- _Data lines_
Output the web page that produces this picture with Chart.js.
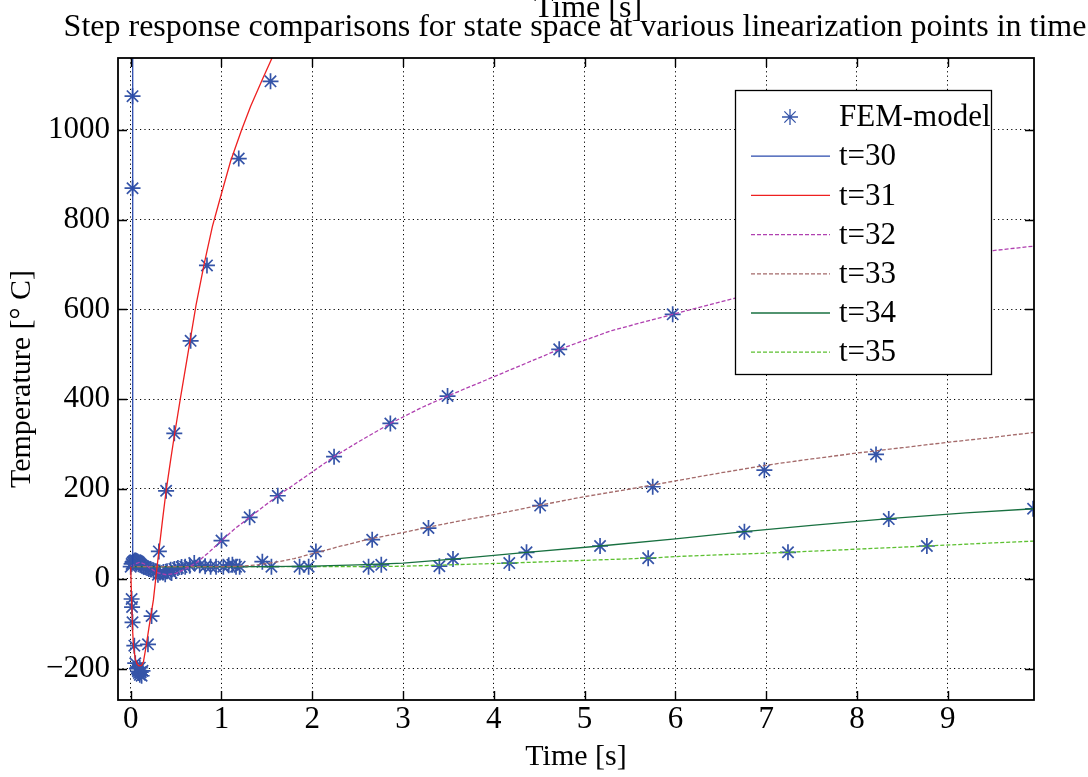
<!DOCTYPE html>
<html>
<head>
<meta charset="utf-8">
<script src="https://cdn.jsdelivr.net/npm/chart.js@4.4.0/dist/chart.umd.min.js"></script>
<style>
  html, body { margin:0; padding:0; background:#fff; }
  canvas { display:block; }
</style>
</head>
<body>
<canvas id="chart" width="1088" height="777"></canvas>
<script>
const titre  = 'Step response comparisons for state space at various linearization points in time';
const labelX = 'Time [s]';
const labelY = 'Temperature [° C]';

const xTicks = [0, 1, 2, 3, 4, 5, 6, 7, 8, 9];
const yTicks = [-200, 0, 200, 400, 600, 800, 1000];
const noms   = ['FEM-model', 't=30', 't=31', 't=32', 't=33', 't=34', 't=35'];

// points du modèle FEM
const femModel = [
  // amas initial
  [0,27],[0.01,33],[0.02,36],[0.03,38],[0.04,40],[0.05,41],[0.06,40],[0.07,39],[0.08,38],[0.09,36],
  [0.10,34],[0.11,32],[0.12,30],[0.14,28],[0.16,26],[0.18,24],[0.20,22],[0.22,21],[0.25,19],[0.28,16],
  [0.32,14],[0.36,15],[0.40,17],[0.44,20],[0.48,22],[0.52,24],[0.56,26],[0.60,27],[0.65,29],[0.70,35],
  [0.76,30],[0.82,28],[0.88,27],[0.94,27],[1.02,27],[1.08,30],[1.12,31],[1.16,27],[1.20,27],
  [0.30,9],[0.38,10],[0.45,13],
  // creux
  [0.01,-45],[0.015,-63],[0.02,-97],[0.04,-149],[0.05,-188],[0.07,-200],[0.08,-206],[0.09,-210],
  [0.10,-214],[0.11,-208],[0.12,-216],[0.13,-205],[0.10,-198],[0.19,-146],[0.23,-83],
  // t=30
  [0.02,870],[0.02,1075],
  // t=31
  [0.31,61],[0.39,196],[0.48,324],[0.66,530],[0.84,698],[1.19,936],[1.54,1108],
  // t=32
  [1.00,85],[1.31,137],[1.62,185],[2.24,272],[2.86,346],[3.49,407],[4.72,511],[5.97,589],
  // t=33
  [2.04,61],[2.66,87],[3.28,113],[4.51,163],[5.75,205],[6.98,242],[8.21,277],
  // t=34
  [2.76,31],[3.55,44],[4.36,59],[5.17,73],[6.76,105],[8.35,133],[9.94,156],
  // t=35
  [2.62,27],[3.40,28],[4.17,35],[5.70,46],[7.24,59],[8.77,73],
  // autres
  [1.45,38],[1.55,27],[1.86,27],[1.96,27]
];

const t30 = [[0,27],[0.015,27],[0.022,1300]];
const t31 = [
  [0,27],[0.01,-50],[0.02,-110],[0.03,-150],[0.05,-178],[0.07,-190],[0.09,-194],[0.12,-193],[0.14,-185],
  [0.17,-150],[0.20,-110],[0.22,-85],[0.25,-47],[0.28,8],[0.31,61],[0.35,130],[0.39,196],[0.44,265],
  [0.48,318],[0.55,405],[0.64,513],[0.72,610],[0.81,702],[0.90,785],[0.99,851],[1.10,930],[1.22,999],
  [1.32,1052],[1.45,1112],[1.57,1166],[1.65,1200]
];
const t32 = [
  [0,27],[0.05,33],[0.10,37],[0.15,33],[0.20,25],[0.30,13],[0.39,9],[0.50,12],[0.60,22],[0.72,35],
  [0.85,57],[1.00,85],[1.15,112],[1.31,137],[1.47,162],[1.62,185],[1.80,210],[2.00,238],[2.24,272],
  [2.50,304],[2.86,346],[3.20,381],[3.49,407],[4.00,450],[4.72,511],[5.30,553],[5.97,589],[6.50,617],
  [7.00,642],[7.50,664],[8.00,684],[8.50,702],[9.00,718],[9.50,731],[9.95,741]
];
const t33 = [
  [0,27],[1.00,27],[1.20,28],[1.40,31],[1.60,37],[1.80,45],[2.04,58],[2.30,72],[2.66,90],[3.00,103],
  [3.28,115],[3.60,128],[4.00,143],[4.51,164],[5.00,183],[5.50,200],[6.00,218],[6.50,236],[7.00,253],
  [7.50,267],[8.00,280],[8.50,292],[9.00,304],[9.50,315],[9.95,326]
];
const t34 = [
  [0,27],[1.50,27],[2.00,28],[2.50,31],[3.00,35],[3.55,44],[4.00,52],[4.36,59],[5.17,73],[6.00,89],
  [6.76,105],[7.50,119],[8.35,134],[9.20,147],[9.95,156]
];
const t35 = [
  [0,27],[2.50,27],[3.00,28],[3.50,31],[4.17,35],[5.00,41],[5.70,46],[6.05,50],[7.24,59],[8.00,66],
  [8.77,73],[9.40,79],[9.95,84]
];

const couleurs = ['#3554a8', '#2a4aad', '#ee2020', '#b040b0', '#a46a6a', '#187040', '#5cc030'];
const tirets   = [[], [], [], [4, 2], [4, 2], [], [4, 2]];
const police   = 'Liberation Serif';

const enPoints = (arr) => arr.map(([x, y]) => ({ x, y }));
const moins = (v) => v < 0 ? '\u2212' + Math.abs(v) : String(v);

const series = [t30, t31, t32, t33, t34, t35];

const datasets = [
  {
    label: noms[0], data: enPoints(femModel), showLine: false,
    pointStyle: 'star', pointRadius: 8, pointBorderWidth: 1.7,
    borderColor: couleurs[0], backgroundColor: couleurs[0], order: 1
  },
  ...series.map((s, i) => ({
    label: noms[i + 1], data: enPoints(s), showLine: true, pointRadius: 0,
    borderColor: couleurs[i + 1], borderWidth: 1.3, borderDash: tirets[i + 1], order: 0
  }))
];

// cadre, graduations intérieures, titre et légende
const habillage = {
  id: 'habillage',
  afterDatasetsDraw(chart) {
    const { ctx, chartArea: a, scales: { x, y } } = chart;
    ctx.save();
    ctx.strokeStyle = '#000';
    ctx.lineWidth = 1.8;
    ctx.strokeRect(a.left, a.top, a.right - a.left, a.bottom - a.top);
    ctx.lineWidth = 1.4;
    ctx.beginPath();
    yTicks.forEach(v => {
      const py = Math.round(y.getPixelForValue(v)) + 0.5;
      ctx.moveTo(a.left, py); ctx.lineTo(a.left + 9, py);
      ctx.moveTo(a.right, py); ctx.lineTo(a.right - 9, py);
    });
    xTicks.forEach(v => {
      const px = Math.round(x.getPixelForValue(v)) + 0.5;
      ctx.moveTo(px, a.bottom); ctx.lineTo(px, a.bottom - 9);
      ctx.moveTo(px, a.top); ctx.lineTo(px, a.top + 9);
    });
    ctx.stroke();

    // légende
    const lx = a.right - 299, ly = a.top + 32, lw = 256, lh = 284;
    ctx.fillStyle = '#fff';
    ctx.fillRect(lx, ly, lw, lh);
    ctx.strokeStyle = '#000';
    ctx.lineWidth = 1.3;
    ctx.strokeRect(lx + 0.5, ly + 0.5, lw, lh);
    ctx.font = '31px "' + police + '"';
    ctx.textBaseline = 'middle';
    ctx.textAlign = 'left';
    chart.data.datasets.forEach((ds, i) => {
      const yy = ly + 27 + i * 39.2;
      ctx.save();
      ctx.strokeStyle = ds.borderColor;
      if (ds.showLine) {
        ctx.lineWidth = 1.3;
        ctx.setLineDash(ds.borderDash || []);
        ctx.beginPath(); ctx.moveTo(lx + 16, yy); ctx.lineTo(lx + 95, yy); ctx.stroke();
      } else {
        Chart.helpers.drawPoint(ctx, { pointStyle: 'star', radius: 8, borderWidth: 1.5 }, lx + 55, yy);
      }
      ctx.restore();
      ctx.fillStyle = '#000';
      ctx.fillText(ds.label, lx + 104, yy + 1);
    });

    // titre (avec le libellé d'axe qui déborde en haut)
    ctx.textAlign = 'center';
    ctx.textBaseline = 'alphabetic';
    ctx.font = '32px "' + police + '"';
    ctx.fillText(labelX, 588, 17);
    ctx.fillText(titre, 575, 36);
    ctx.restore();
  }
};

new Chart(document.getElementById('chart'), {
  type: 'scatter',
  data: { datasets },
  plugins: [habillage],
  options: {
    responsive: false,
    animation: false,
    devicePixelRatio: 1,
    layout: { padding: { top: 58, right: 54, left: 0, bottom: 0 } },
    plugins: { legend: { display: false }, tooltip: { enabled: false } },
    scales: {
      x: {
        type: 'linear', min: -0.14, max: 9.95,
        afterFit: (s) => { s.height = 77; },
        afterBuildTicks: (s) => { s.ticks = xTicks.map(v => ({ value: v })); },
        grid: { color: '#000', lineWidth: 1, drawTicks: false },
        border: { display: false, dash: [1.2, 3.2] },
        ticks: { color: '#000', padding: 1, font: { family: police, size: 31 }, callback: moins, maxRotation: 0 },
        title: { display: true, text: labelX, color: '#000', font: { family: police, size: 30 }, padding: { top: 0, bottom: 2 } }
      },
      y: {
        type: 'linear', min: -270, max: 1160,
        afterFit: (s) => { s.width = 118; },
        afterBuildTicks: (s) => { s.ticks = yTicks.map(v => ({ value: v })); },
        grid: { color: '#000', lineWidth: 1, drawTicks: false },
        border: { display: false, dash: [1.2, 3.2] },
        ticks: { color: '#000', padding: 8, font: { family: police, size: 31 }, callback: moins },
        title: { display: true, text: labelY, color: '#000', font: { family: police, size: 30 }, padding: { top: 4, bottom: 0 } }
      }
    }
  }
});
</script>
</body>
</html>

--

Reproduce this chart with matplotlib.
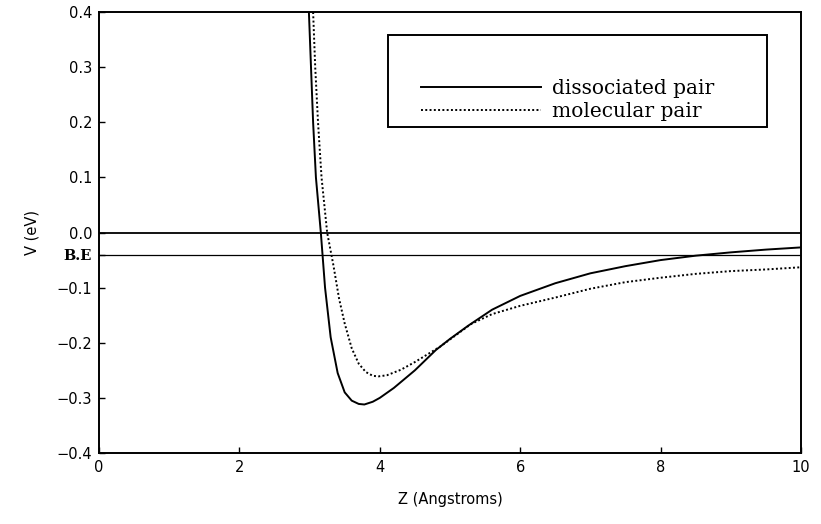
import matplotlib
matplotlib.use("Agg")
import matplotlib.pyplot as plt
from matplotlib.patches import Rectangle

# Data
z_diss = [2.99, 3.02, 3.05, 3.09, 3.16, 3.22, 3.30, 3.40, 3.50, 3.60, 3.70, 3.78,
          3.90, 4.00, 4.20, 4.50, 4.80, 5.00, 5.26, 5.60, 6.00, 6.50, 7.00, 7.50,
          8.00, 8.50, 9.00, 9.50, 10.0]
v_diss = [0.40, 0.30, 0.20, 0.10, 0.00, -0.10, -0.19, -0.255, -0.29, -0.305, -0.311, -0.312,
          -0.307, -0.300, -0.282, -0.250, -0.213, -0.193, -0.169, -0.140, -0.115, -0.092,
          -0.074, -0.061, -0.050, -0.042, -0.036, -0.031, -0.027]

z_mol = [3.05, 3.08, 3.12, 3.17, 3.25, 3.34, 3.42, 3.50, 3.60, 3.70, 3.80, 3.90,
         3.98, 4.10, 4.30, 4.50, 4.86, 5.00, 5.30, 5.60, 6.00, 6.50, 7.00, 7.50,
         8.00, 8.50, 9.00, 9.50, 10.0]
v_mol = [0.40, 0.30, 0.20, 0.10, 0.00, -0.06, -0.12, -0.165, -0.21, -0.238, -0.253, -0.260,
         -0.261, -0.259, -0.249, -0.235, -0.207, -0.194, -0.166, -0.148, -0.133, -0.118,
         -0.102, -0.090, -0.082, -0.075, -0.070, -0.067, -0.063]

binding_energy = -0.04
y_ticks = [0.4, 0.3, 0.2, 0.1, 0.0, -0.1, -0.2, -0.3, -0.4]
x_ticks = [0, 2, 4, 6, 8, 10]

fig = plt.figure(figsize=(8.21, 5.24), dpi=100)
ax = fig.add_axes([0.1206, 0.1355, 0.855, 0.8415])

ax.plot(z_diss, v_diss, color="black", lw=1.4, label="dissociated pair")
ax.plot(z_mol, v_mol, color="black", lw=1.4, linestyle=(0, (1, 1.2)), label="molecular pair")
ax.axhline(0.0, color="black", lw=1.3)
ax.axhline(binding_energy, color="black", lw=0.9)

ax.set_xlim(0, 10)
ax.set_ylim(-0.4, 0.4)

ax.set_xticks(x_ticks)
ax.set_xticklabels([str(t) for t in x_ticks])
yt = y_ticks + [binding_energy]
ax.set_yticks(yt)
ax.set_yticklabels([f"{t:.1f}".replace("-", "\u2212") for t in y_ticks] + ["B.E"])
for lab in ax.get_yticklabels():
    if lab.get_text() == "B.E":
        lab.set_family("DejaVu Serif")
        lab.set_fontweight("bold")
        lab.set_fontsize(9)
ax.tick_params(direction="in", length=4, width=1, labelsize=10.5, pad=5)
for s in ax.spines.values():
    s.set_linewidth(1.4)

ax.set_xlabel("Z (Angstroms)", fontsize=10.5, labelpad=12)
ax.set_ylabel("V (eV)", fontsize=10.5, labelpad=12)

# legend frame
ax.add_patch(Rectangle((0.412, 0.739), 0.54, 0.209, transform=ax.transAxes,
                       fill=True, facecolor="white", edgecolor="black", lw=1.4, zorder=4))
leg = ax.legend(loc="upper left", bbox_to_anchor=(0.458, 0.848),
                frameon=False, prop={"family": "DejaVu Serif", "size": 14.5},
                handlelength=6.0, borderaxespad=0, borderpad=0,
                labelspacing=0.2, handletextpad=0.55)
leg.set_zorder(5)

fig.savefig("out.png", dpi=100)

- _Written problem_
Leave out every picture, then retype exactly the lines from the one containing "Reproduce this chart with matplotlib." through the one containing "-0.074, -0.061, -0.050, -0.042, -0.036, -0.031, -0.027]".

- _Answer for the task_
Reproduce this chart with matplotlib.
import matplotlib
matplotlib.use("Agg")
import matplotlib.pyplot as plt
from matplotlib.patches import Rectangle

# Data
z_diss = [2.99, 3.02, 3.05, 3.09, 3.16, 3.22, 3.30, 3.40, 3.50, 3.60, 3.70, 3.78,
          3.90, 4.00, 4.20, 4.50, 4.80, 5.00, 5.26, 5.60, 6.00, 6.50, 7.00, 7.50,
          8.00, 8.50, 9.00, 9.50, 10.0]
v_diss = [0.40, 0.30, 0.20, 0.10, 0.00, -0.10, -0.19, -0.255, -0.29, -0.305, -0.311, -0.312,
          -0.307, -0.300, -0.282, -0.250, -0.213, -0.193, -0.169, -0.140, -0.115, -0.092,
          -0.074, -0.061, -0.050, -0.042, -0.036, -0.031, -0.027]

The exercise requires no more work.